Re: Current mainline git (24e700e291d52bd2) hangs when building e.g. perf

From: Andy Lutomirski
Date: Fri Sep 08 2017 - 12:13:25 EST


On Fri, Sep 8, 2017 at 4:30 AM, Markus Trippelsdorf
<markus@xxxxxxxxxxxxxxx> wrote:
> On 2017.09.08 at 12:39 +0200, Markus Trippelsdorf wrote:
>> On 2017.09.08 at 12:35 +0200, Ingo Molnar wrote:
>> >
>> > * Markus Trippelsdorf <markus@xxxxxxxxxxxxxxx> wrote:
>> >
>> > > On 2017.09.08 at 11:16 +0200, Borislav Petkov wrote:
>> > > > On Fri, Sep 08, 2017 at 10:05:36AM +0200, Borislav Petkov wrote:
>> > > > > On Fri, Sep 08, 2017 at 08:26:44AM +0200, Thomas Gleixner wrote:
>> > > > > > On Fri, 8 Sep 2017, Markus Trippelsdorf wrote:
>> > > > > >
>> > > > > > CC+ Borislav.
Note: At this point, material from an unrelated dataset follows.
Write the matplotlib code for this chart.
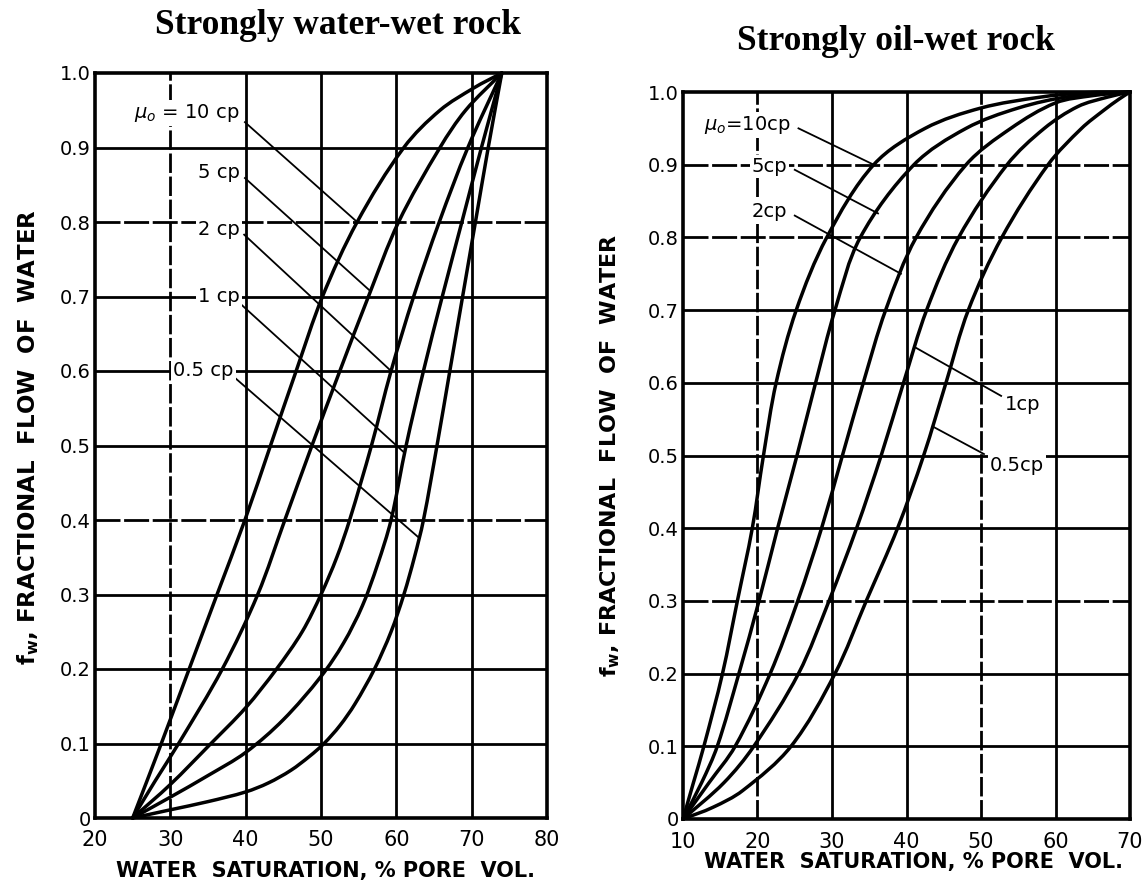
import numpy as np
import matplotlib
matplotlib.use("Agg")
import matplotlib.pyplot as plt
from matplotlib.path import Path
from matplotlib.patches import PathPatch

# ---------------- data: strongly water-wet rock ----------------
ww_labels = ["$\\mu_o$ = 10 cp", "5 cp", "2 cp", "1 cp", "0.5 cp"]
ww_10_sw = [25, 28.8, 32.5, 36.2, 39.9, 43.3, 46.7, 50.2, 54.8, 61.0, 65.8, 70.3, 74]
ww_10_fw = [0, 0.10, 0.20, 0.30, 0.40, 0.50, 0.60, 0.70, 0.80, 0.90, 0.95, 0.98, 1.0]
ww_5_sw = [25, 28.0, 31.1, 36.9, 41.6, 45.2, 48.8, 52.5, 56.3, 60.3, 65.8, 69.2, 74]
ww_5_fw = [0, 0.05, 0.10, 0.20, 0.30, 0.40, 0.50, 0.60, 0.70, 0.80, 0.90, 0.95, 1.0]
ww_2_sw = [25, 30.0, 35.2, 40.0, 44.1, 47.5, 50.0, 52.1, 53.8, 56.7, 59.3, 62.3, 65.7, 69.5, 74]
ww_2_fw = [0, 0.045, 0.098, 0.148, 0.20, 0.25, 0.30, 0.35, 0.40, 0.50, 0.60, 0.70, 0.80, 0.90, 1.0]
ww_1_sw = [25, 30.0, 35.0, 40.0, 45.0, 50.0, 53.0, 55.5, 57.5, 59.3, 61.3, 63.6, 66.1, 68.7, 71.3, 74]
ww_1_fw = [0, 0.028, 0.057, 0.088, 0.132, 0.19, 0.235, 0.285, 0.34, 0.40, 0.50, 0.60, 0.70, 0.80, 0.90, 1.0]
ww_05_sw = [25, 30.0, 35.0, 40.0, 43.0, 46.0, 48.5, 50.4, 52.5, 54.5, 57.1, 59.3, 61.0, 62.4, 63.6,
            65.4, 67.1, 68.8, 70.5, 72.2, 74]
ww_05_fw = [0, 0.011, 0.022, 0.035, 0.047, 0.064, 0.083, 0.10, 0.124, 0.153, 0.20, 0.25, 0.30, 0.35, 0.40,
            0.50, 0.60, 0.70, 0.80, 0.90, 1.0]

# ---------------- data: strongly oil-wet rock ----------------
ow_labels = ["$\\mu_o$=10cp", "5cp", "2cp", "1cp", "0.5cp"]
ow_10_sw = [10, 11.4, 12.8, 15.3, 17.3, 19.3, 20.8, 22.5, 25.2, 29.3, 35.6, 42.5, 50.0, 58.0, 64.0, 70]
ow_10_fw = [0, 0.05, 0.10, 0.20, 0.30, 0.40, 0.50, 0.60, 0.70, 0.80, 0.90, 0.95, 0.978, 0.993, 0.999, 1.0]
ow_5_sw = [10, 12.5, 14.6, 17.5, 20.2, 22.7, 25.3, 27.8, 30.4, 33.8, 41.0, 48.0, 55.0, 62.0, 70]
ow_5_fw = [0, 0.05, 0.10, 0.20, 0.30, 0.40, 0.50, 0.60, 0.70, 0.80, 0.90, 0.95, 0.978, 0.994, 1.0]
ow_2_sw = [10, 13.5, 17.0, 21.7, 25.4, 28.6, 31.4, 34.2, 37.2, 41.3, 48.0, 54.0, 60.0, 65.0, 70]
ow_2_fw = [0, 0.05, 0.10, 0.20, 0.30, 0.40, 0.50, 0.60, 0.70, 0.80, 0.90, 0.95, 0.985, 0.995, 1.0]
ow_1_sw = [10, 15.5, 19.5, 25.5, 29.6, 33.3, 36.6, 39.6, 42.7, 47.0, 53.5, 58.5, 63.0, 67.0, 70]
ow_1_fw = [0, 0.05, 0.10, 0.20, 0.30, 0.40, 0.50, 0.60, 0.70, 0.80, 0.90, 0.95, 0.98, 0.993, 1.0]
ow_05_sw = [10, 14.0, 18.0, 24.5, 30.4, 34.6, 38.8, 42.3, 45.3, 48.3, 52.8, 59.0, 63.5, 66.5, 68.5, 70]
ow_05_fw = [0, 0.016, 0.039, 0.10, 0.20, 0.30, 0.40, 0.50, 0.60, 0.70, 0.80, 0.90, 0.95, 0.975, 0.99, 1.0]

ww_xticks = [20, 30, 40, 50, 60, 70, 80]
ow_xticks = [10, 20, 30, 40, 50, 60, 70]
yticks = [0, 0.1, 0.2, 0.3, 0.4, 0.5, 0.6, 0.7, 0.8, 0.9, 1.0]
ytick_labels = ["0", "0.1", "0.2", "0.3", "0.4", "0.5", "0.6", "0.7", "0.8", "0.9", "1.0"]

ww_curves = [(ww_10_sw, ww_10_fw), (ww_5_sw, ww_5_fw), (ww_2_sw, ww_2_fw),
             (ww_1_sw, ww_1_fw), (ww_05_sw, ww_05_fw)]
ow_curves = [(ow_10_sw, ow_10_fw), (ow_5_sw, ow_5_fw), (ow_2_sw, ow_2_fw),
             (ow_1_sw, ow_1_fw), (ow_05_sw, ow_05_fw)]

# grid lines that look dashed (broken) in the scanned original
ww_dashed_x = [30]
ww_dashed_y = [0.8, 0.4]
ow_dashed_x = [20, 50]
ow_dashed_y = [0.9, 0.8, 0.3]

# annotation layout: (text x, text y, ha, leader start x, leader start y, leader end fw)
ww_ann = [(39.2, 0.946, "right", 39.9, 0.934, 0.800),
          (39.2, 0.867, "right", 39.9, 0.859, 0.707),
          (39.2, 0.790, "right", 39.8, 0.783, 0.600),
          (39.2, 0.700, "right", 39.0, 0.693, 0.490),
          (38.4, 0.600, "right", 38.1, 0.595, 0.376)]
ow_ann = [(24.5, 0.955, "right", 25.5, 0.950, 0.900),
          (24.0, 0.898, "right", 25.0, 0.893, 0.833),
          (24.0, 0.835, "right", 25.0, 0.830, 0.750),
          (53.2, 0.570, "left", 52.7, 0.582, 0.649),
          (51.2, 0.486, "left", 50.4, 0.502, 0.540)]

fig = plt.figure(figsize=(11.42, 8.82), dpi=100)
ax1 = fig.add_axes([95 / 1142, 1 - 818 / 882, 452 / 1142, 745 / 882])
ax2 = fig.add_axes([683 / 1142, 1 - 819 / 882, 447 / 1142, 727 / 882])


def smooth_path(ax, xs, ys, xlim):
    """Bezier path through the read points (tangents from neighbours)."""
    bb = ax.get_position()
    W = bb.width * 1142.0
    H = bb.height * 882.0
    x0, x1 = xlim
    P = np.column_stack([(np.asarray(xs) - x0) / (x1 - x0) * W, np.asarray(ys) * H])
    n = len(P)
    T = np.zeros_like(P)
    for i in range(n):
        if i == 0:
            d = P[1] - P[0]
        elif i == n - 1:
            d = P[-1] - P[-2]
        else:
            d = P[i + 1] - P[i - 1]
        T[i] = d / np.hypot(*d)
    verts = [P[0]]
    codes = [Path.MOVETO]
    for i in range(n - 1):
        seg = np.hypot(*(P[i + 1] - P[i]))
        verts += [P[i] + T[i] * seg / 3.0, P[i + 1] - T[i + 1] * seg / 3.0, P[i + 1]]
        codes += [Path.CURVE4] * 3
    V = np.array(verts)
    V[:, 0] = V[:, 0] / W * (x1 - x0) + x0
    V[:, 1] = V[:, 1] / H
    return Path(V, codes)


def draw(ax, curves, ann, labels, xlim, xticks, dx, dy):
    ax.set_xlim(*xlim)
    ax.set_ylim(0, 1.0)
    ax.set_xticks(xticks)
    ax.set_xticklabels([str(t) for t in xticks], fontsize=15)
    ax.set_yticks(yticks)
    ax.set_yticklabels(ytick_labels, fontsize=14)
    ax.tick_params(length=0)
    ax.tick_params(axis="x", pad=9)
    ax.tick_params(axis="y", pad=3)
    for xv in xticks[1:-1]:
        if xv in dx:
            ax.axvline(xv, color="black", linewidth=2.0, dashes=(7, 1.3), zorder=1)
        else:
            ax.axvline(xv, color="black", linewidth=2.0, zorder=1)
    for yv in yticks[1:-1]:
        if yv in dy:
            ax.axhline(yv, color="black", linewidth=2.0, dashes=(9, 1.3), zorder=1)
        else:
            ax.axhline(yv, color="black", linewidth=2.0, zorder=1)
    for s in ax.spines.values():
        s.set_linewidth(2.6)
        s.set_color("black")
    for (sw, fw) in curves:
        pth = smooth_path(ax, sw, fw, xlim)
        ax.add_patch(PathPatch(pth, facecolor="none", edgecolor="black",
                               linewidth=2.5, capstyle="round", joinstyle="round",
                               zorder=3, clip_on=False))
    for (lab, a, (sw, fw)) in zip(labels, ann, curves):
        tx, ty, ha, lx, ly, ey = a
        ex = np.interp(ey, fw, sw)
        ax.plot([lx, ex], [ly, ey], color="black", linewidth=1.3, zorder=4)
        ax.text(tx, ty, lab, ha=ha, va="center", fontsize=14, zorder=5,
                bbox=dict(facecolor="white", edgecolor="none", pad=1.5))


draw(ax1, ww_curves, ww_ann, ww_labels, (20, 80), ww_xticks, ww_dashed_x, ww_dashed_y)
draw(ax2, ow_curves, ow_ann, ow_labels, (10, 70), ow_xticks, ow_dashed_x, ow_dashed_y)

title_font = dict(family="Liberation Serif", fontweight="bold", fontsize=25.5)
fig.text(338 / 1142, 1 - 26 / 882, "Strongly water-wet rock", ha="center", va="center", **title_font)
fig.text(896 / 1142, 1 - 42 / 882, "Strongly oil-wet rock", ha="center", va="center", **title_font)

lab_font = dict(fontsize=15, fontweight="bold")
ylab = "f$_\\mathregular{w}$, FRACTIONAL  FLOW  OF  WATER"
fig.text(28 / 1142, 1 - 437 / 882, ylab, rotation=90, ha="center", va="center",
         fontsize=16.5, fontweight="bold")
fig.text(610 / 1142, 1 - 455 / 882, ylab, rotation=90, ha="center", va="center",
         fontsize=16, fontweight="bold")
fig.text(326 / 1142, 1 - 871 / 882, "WATER  SATURATION, % PORE  VOL.", ha="center", va="center", **lab_font)
fig.text(914 / 1142, 1 - 862 / 882, "WATER  SATURATION, % PORE  VOL.", ha="center", va="center", **lab_font)

fig.savefig("out.png", dpi=100, facecolor="white")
He might have access to such a beast
>> > > > >
>> > > > > Can I have /proc/cpuinfo and dmesg pls, in order to see whether I have
>> > > > > something similar?
>> > > > >
>> > > > > Private mail's fine too.
>> > > >
>> > > > So I don't have exactly your model - mine is model 2, stepping 3 but I see
>> > > > something strange too, in dmesg:
>> > >
>> > > I'm pretty sure the bug is in the merged 'x86-mm-for-linus' branch:
>> > > Either Andy's "PCID optimized TLB flushing" (would be my guess) or
>> > > 'encrypted memory' support by Tom Lendacky.
>> > >
>> > > (Bisecting is hard, because sometimes I can compile stuff for over 15
>> > > minutes without hitting the bug. At other times the machine locks up
>> > > hard when starting X11 already.)
>> >
>> > Do you have the 72c0098d92ce fix?
>>
>> Yes. The bug still happens on the current git tree (which has the fix
>> already):
>
> The bug is definitely caused by Andy Lutomirski's PCID optimized TLB
> flushing" patches. Tom is off the hook.

I'm pretty sure it can't be PCID per se, since these CPUs are way too
old and are very unlikely to have PCID.

It could plausibly be the lazy TLB flushing changes.